Zweimal zwanzig Höhepunkte

Ein Event am letzten Tag des Jahres ist im Großen Haus des Gießener Stadttheaters ein rares Gut. Höchste Zeit für die neue Führungsriege, etwas dagegen zu tun. Mit einer zündenden Silvestershow.
Was ich noch zu singen hätte« dauert bekanntlich eine Zigarette. Und dazu gibt es, wie die Älteren wissen, ein letztes Glas im Steh’n. Die abgewandelte Zeile »Was ich noch zu sagen hätte« aus dem schluffigen Schlager »Gute Nacht, Freunde« von Reinhard Mey, den der Liedermacher vor 50 Jahren für das Duo Inga und Wolf schrieb, wollen sie im Stadttheater als Titel für ihre erste Silvestershow durchaus wörtlich verstanden wissen. Geraucht werden darf im Saal allerdings nicht. Ansonsten ist vieles erlaubt bei der Silvestershow im Großen Haus. Sie wird am kommenden Samstag gleich zweimal aufgeführt. Um 16.30 Uhr und um 19.30 Uhr.
Eine Show am letzten Tag des Jahres ist im Stadttheater ein rares Gut. Lediglich das Gesangsquartett »Die Schmachtigallen« brannte dort früher mal ein musikalisches Feuerwerk ab. Es ist also höchste Zeit für die neue Führungsriege am Berliner Platz, mit einem stimmungsvollen Potpourri nachzulegen. Künstler aus Musiktheater und Schauspiel, dem Opernchor und dem Philharmonischen Orchester haben ihre Lieblingssongs im Gepäck. Und sie haben eine kleine Inszenierung mitgebracht.
Silvester an der Bushaltestelle
Nachtgestalten begegnen sich am Silvesterabend an einer Bushaltestelle. Die einen sind auf dem Weg zur Party, die anderen auf der Suche nach dem Glück. Bei diesem nächtlichen Reigen trifft Eminem auf Mozart, Musical auf Oper, türkischer Chanson auf Händels »Wassermusik«. Ein tanzender Schneemann darf nicht fehlen.
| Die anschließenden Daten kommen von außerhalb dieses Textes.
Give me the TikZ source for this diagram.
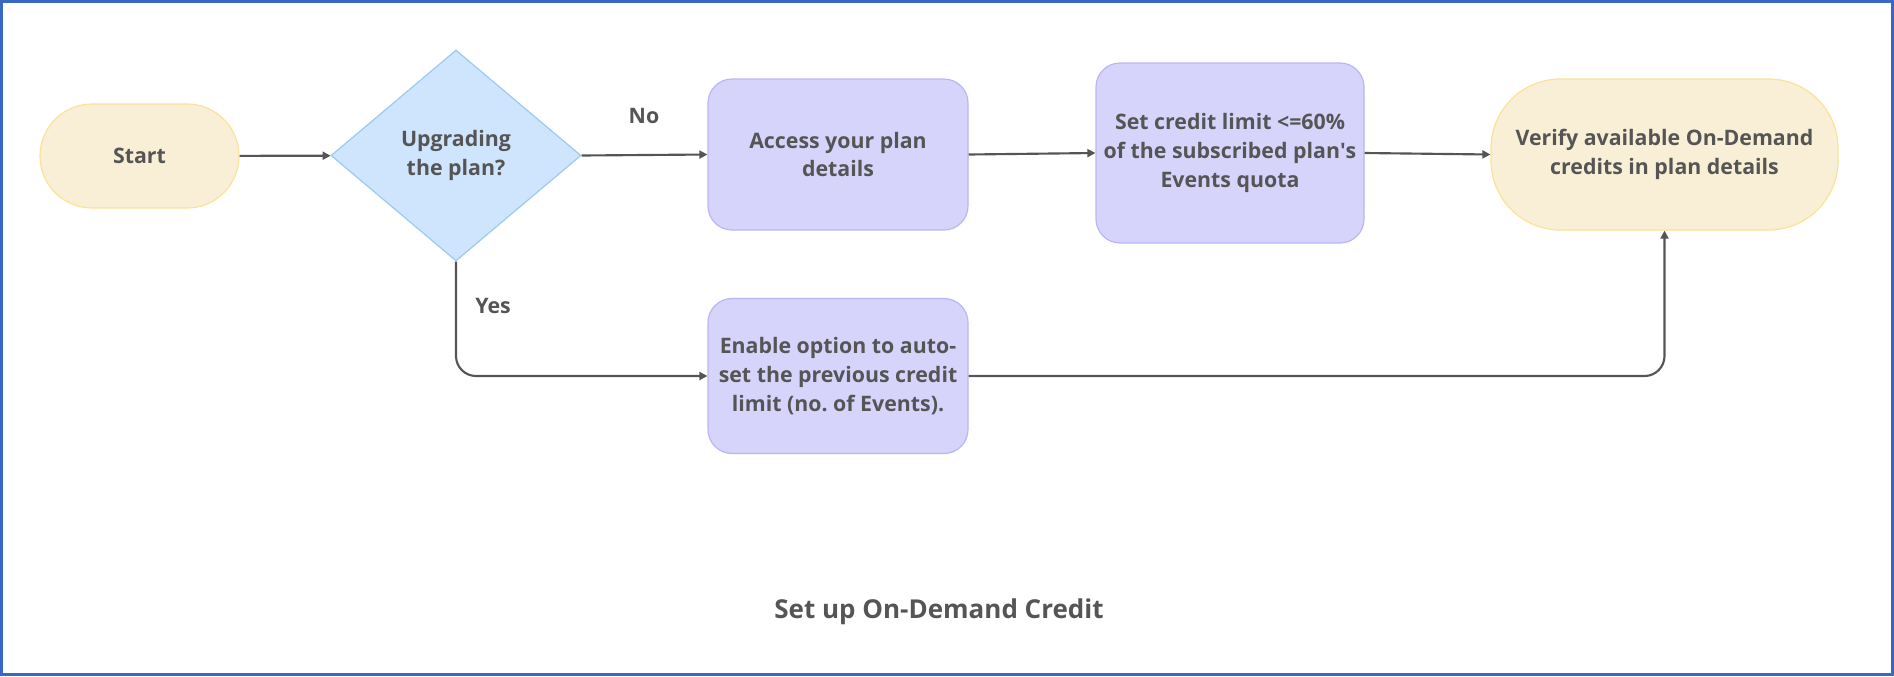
\documentclass[tikz,border=0pt]{standalone}
\usepackage{fontspec}
\setmainfont{Open Sans}
\usetikzlibrary{shapes.geometric,arrows.meta}
\frenchspacing
\definecolor{txt}{HTML}{555555}
\definecolor{framec}{HTML}{3A67C5}
\definecolor{creamfill}{HTML}{F8EFD6}
\definecolor{creamline}{HTML}{FBE29A}
\definecolor{purfill}{HTML}{D7D4FC}
\definecolor{purline}{HTML}{BBB5F5}
\definecolor{bluefill}{HTML}{CFE5FD}
\definecolor{blueline}{HTML}{9CC9F3}
\tikzset{
  basefont/.style={font=\bfseries\fontsize{16}{21.6}\selectfont, text=txt},
  terminal/.style={basefont, draw=creamline, fill=creamfill, line width=0.9pt, align=center, inner sep=0pt},
  procbox/.style={basefont, draw=purline, fill=purfill, line width=0.9pt, rounded corners=18pt, align=center, inner sep=0pt},
  decision/.style={basefont, shape=diamond, draw=blueline, fill=bluefill, line width=0.9pt, align=center, inner sep=0pt},
  arr/.style={draw=txt, line width=1.6pt, -{Triangle[length=6pt,width=6pt]}},
  lbl/.style={basefont},
  frame/.style={draw=framec, line width=2pt}
}
\begin{document}
\begin{tikzpicture}[x=0.75pt,y=-0.75pt]
\useasboundingbox (0,0) rectangle (1894,676);
\draw[frame] (1.5,1.5) rectangle (1892.5,674.5);

\node[terminal, rounded corners=39pt, minimum width=149.25pt, minimum height=78pt] (start) at (139.5,156) {Start};
\node[decision, minimum width=187.5pt, minimum height=158.25pt] (dia) at (456,155.5) {Upgrading\\the plan?};
\node[procbox, minimum width=195pt, minimum height=113.25pt] (access) at (838,154.5) {Access your plan\\details};
\node[procbox, minimum width=201pt, minimum height=135pt] (setc) at (1230,153) {Set credit limit <=60\%\\of the subscribed plan\textquotesingle s\\Events quota};
\node[terminal, rounded corners=52pt, minimum width=260.25pt, minimum height=113.25pt] (verify) at (1664.5,154.5) {Verify available On-Demand\\credits in plan details};
\node[procbox, minimum width=195pt, minimum height=116.25pt] (enable) at (838,376) {Enable option to auto-\\set the previous credit\\limit (no. of Events).};

\node[lbl] (nolbl) at (644,116) {No};
\node[lbl] (yeslbl) at (493,306) {Yes};
\node[basefont, font=\bfseries\fontsize{19.5}{24}\selectfont] (title) at (939,612) {Set up On-Demand Credit};

\draw[arr] (start) -- (dia);
\draw[arr] (dia.east) -- (access.west);
\draw[arr] (access.east) -- (setc.west);
\draw[arr] (setc.east) -- (verify.west);
\draw[arr, rounded corners=15pt] (dia.south) |- (enable.west);
\draw[arr, rounded corners=15pt] (enable.east) -| (verify.south);
\end{tikzpicture}
\end{document}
Zum ersten Mal bei einem Großereignis steht auf der Bühne der neue stellvertretende Generalmusikdirektor Vladimir Yaskorski am Pult. Er dirigiert das Philharmonische Orchester, das im Hintergrund Platz nimmt. Vorn dürfen die Solisten ran.
»Die Proben laufen sehr gut«, lobt Yaskorski alle Beteiligten. An seiner früheren Wirkungsstätte in Zwickau hat er schon einige Silverstershows geleitet, in Gießen nun schwärmt er vom Programm und den Teilnehmern. Zwanzig Nummern werden den Gästen geboten. Ob es einen Höhepunkt gibt? Yaskorski lächelt: »Wir haben zwanzig Höhepunkte.«
Epochen und Stile bunt gemischt
Die szenische Leitung liegt in den Händen der theatererfahrenen Kerstin Weiß. Bühne und Kostüme gehen auf das Konto von Lukas Noll. »Alles ist spannend und lustig inszeniert - eine Augenweide«, freut sich der Dirigent auf die beiden Vorstellungen. »Wir zeigen ein Programm der guten Laune.« Für den Jahreswechsel erste Wahl.
»Lyrische, langsame Stücke wechseln sich mit schnellen, spritzigen ab.« Die Epochen und Stile werden bunt gemischt, obschon Yaskorski auch Schwarz-Weiß-Kontraste mag.
Arien aus Verdis »Rigoletto« und Bizets »Carmen« sollen bei den Proben bereits gehört worden sein. Der neue Mann mit der ganz tiefen Stimme, Clarke Ruth, singt »Harvest Moon« von Neil Young. Das Philharmonische Orchester spielt »Slawische Tänze« von Antonín Dvorák. Der Opernchor widmet sich unter anderem der »Champions-League-Hymne« von Tony Britten. Die Solisten Annika Gerhards, Dascha Ivanova, Ben Janssen, Zelal Kapçik, Levent Kelleli, Jana Markovic, Nils Eric Müller und Tomi Wendt sind ebenfalls dabei.
Wer nach der Show noch nicht nach Hause gehen mag: Ab 22 Uhr steigt im Kleinen Haus eine Silvesterparty.